PROVIDED DATA =>
○ ○ ○ ○

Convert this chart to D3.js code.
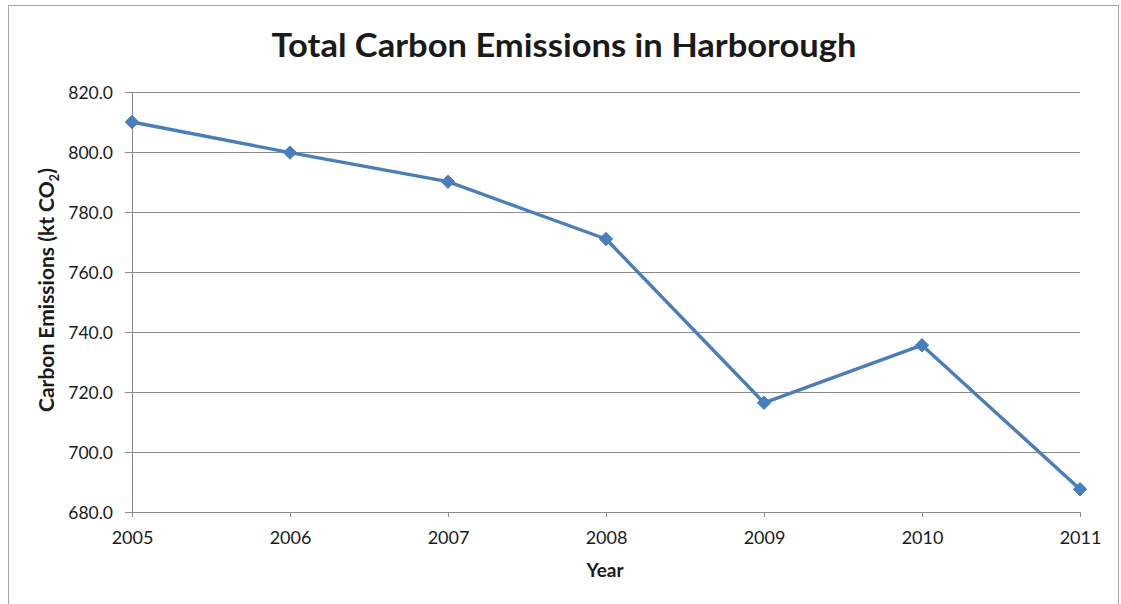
<!DOCTYPE html>
<html>
<head>
<meta charset="utf-8">
<script src="https://cdn.jsdelivr.net/npm/d3@7"></script>
<style>
  body { margin: 0; background: #fff; }
  svg text { font-family: Lato, "Open Sans", sans-serif; fill: #1a1a1a; }
</style>
</head>
<body>
<div id="chart"></div>
<script>
// Chart data
var years = [2005, 2006, 2007, 2008, 2009, 2010, 2011];
var emissions = [810.0, 799.8, 790.1, 771.0, 716.4, 735.6, 687.6];
var yTicks = [680, 700, 720, 740, 760, 780, 800, 820];

var svgWidth = 1121;
var svgHeight = 604;

var margin = { top: 92, right: 41, bottom: 92, left: 132 };
var width = svgWidth - margin.left - margin.right;
var height = svgHeight - margin.top - margin.bottom;

var svg = d3.select("#chart")
  .append("svg")
  .attr("width", svgWidth)
  .attr("height", svgHeight);

// outer chart border
svg.append("rect")
  .attr("x", 8.5).attr("y", 5.5)
  .attr("width", 1110).attr("height", 610)
  .attr("fill", "none")
  .attr("stroke", "#a6a6a6");

var chartGroup = svg.append("g")
  .attr("transform", `translate(${margin.left}, ${margin.top})`);

// Scales
var xScale = d3.scalePoint()
  .domain(years)
  .range([0, width]);

var yScale = d3.scaleLinear()
  .domain([680, 820])
  .range([height, 0]);

// Gridlines
chartGroup.selectAll(".grid")
  .data(yTicks)
  .enter()
  .append("line")
  .attr("x1", 0)
  .attr("x2", width)
  .attr("y1", d => yScale(d) + 0.5)
  .attr("y2", d => yScale(d) + 0.5)
  .attr("stroke", "#8c8c8c")
  .attr("stroke-width", 1);

// Axes
var yAxis = d3.axisLeft(yScale)
  .tickValues(yTicks)
  .tickFormat(d3.format(".1f"))
  .tickSize(7)
  .tickPadding(12);

var xAxis = d3.axisBottom(xScale)
  .tickSize(5)
  .tickPadding(14);

var yg = chartGroup.append("g").call(yAxis);
var xg = chartGroup.append("g")
  .attr("transform", `translate(0, ${height})`)
  .call(xAxis);

[yg, xg].forEach(function(g) {
  g.selectAll("path, line").attr("stroke", "#8c8c8c");
  g.selectAll("text")
    .style("font-family", "Lato, sans-serif")
    .attr("fill", "#1a1a1a");
});
yg.selectAll("text").style("font-size", "17.5px").attr("dy", "0.36em");
xg.selectAll("text").style("font-size", "18px");
yg.select(".domain").attr("d", `M0.5,0V${height}`);
xg.select(".domain").attr("d", `M0,0.5H${width}`);

// Line
var line = d3.line()
  .x((d, i) => xScale(years[i]))
  .y(d => yScale(d));

chartGroup.append("path")
  .datum(emissions)
  .attr("d", line)
  .attr("fill", "none")
  .attr("stroke", "#4a7ebb")
  .attr("stroke-width", 3.4)
  .attr("stroke-linejoin", "round");

// Diamond markers
chartGroup.selectAll(".marker")
  .data(emissions)
  .enter()
  .append("path")
  .attr("d", d3.symbol().type(d3.symbolDiamond2).size(115))
  .attr("transform", (d, i) => `translate(${xScale(years[i])}, ${yScale(d)})`)
  .attr("fill", "#4a7ebb")
  .attr("stroke", "#4a7ebb")
  .attr("stroke-width", 1);

// Title
svg.append("text")
  .attr("x", 564)
  .attr("y", 57)
  .attr("text-anchor", "middle")
  .attr("textLength", 585)
  .attr("lengthAdjust", "spacingAndGlyphs")
  .style("font-size", "32px")
  .style("font-weight", "bold")
  .text("Total Carbon Emissions in Harborough");

// Y axis title
var yTitle = svg.append("text")
  .attr("transform", "translate(54, 290) rotate(-90)")
  .attr("text-anchor", "middle")
  .style("font-size", "21px")
  .style("font-weight", "bold");
yTitle.append("tspan").text("Carbon Emissions (kt CO");
yTitle.append("tspan").attr("dy", 5).style("font-size", "13px").text("2");
yTitle.append("tspan").attr("dy", -5).text(")");

// X axis title
svg.append("text")
  .attr("x", 605)
  .attr("y", 577)
  .attr("text-anchor", "middle")
  .style("font-size", "19px")
  .style("font-weight", "bold")
  .text("Year");
</script>
</body>
</html>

○ ○ ○ ○

WHAT THE TASK REQUIRES =>
Leave out the pictures, then repeat the listing above exactly from its first line to the line with "var svgHeight = 604;", inclusive.

THE ANSWER =>
Convert this chart to D3.js code.
<!DOCTYPE html>
<html>
<head>
<meta charset="utf-8">
<script src="https://cdn.jsdelivr.net/npm/d3@7"></script>
<style>
  body { margin: 0; background: #fff; }
  svg text { font-family: Lato, "Open Sans", sans-serif; fill: #1a1a1a; }
</style>
</head>
<body>
<div id="chart"></div>
<script>
// Chart data
var years = [2005, 2006, 2007, 2008, 2009, 2010, 2011];
var emissions = [810.0, 799.8, 790.1, 771.0, 716.4, 735.6, 687.6];
var yTicks = [680, 700, 720, 740, 760, 780, 800, 820];

var svgWidth = 1121;
var svgHeight = 604;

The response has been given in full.